You wrote in a recent article that there is “a lack of awareness within the funding community about the ways in which training data can buy down future costs and speed the pace of innovation. Instead the geospatial community must leverage lessons learned from the drive for open geospatial data and bring best practices forward by applying the same techniques and policies to open training data.” What are some of those lessons, and can you incentivize this process?

“I think there should be carrots, and there are sticks, particularly from the funding side of the fence. What we have seen for 20, 30 years, is that when research is funded, oftentimes the data are not openly shared even if that was in the grant language. NASA, USGS, ESA (European Space Agency) ... are very familiar with this issue and are really pushing and highlighting how important it is to share. What we are seeing are significant investments by major philanthropies in machine learning on Earth observation, and they’re in their early days. So, many of them are funding a project or two or planning a large program, but also really understanding the necessity, when they provide these grants, that they deal with and require data management plans. Sharing the data, I think, is fundamental to growing the community, particularly in the global development community.”

Eyes on Earth Episode 34 - Open Training Data

What would some of the carrots be?

“I think the carrots are recognition of best practices. I think the ability, if you are a principal investigator and you share a great dataset in your next study, hopefully you will be able to find through Radiant MLHub a dataset that allows you to use it in your next research project, and buy down the cost and speed of your ability to do the analysis. I think public recognition is also important, and hopefully we will be able to find some really wonderful use cases and stress how important that is.

If organizations or individuals want to contribute their training data to the Radiant Earth effort, what do they need to do?

“It’s really very straightforward. You need some good metadata. We’ll actually host it. We’re in collaboration with the AWS (Amazon Web Services) Open Data program, so we can host it on an AWS bucket. If you would like to keep it in your environment, that’s fine. You will find instructions at Radiant Earth Foundation Radiant MLHub on our website. You can sign on and get an account. It’s all free. If we get a particularly large dataset, we’re happy to consult with organizations to help them register their data.”

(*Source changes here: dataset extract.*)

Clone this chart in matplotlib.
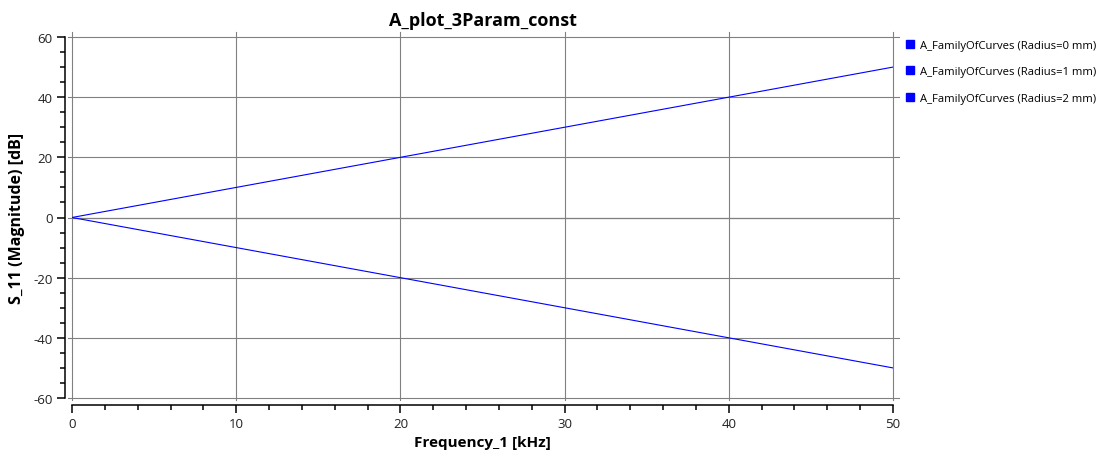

Can you paint a picture of that point in time when machine learning and Earth observations are harnessed and available to the global community for addressing sustainable development goals?

“Oh yes, absolutely. I think there are a lot of wonderful initiatives underway and, as I’ve stressed, I think the intersection of a tremendous amount of Earth observation data, with cloud computing, with machine learning, with a global data science community, are going to really drive us to solutions. One that I am particularly interested in, and that Radiant is very focused on, is in agriculture, primarily in the global south. In helping nations and helping regions and helping farmers improve their farming practices by applying machine learning to the Earth observation data, and giving insights to those regions and those farmers on how to improve their yield, I think we are going to see dramatic improvements in solution development in support of the sustainable development goals in a whole host of arenas.”

Talk briefly about Landsat. What does Landsat bring to the Radiant Earth table that will make the organization’s goals a reality?

“I am very excited to see the launch of Landsat 9 next year, and the plans for Landsat Next and the level of collaboration between NASA and USGS and the Copernicus program of the European Union ... and as I understand it, some level of continuity and collaboration that is there to really maximize the quality of the data and the orbits and the timing. So, I’m very excited. Radiant will invest in building training datasets based on Landsat data and work with the community to bring additional Landsat training datasets to Radiant MLHub to support researchers around the globe.”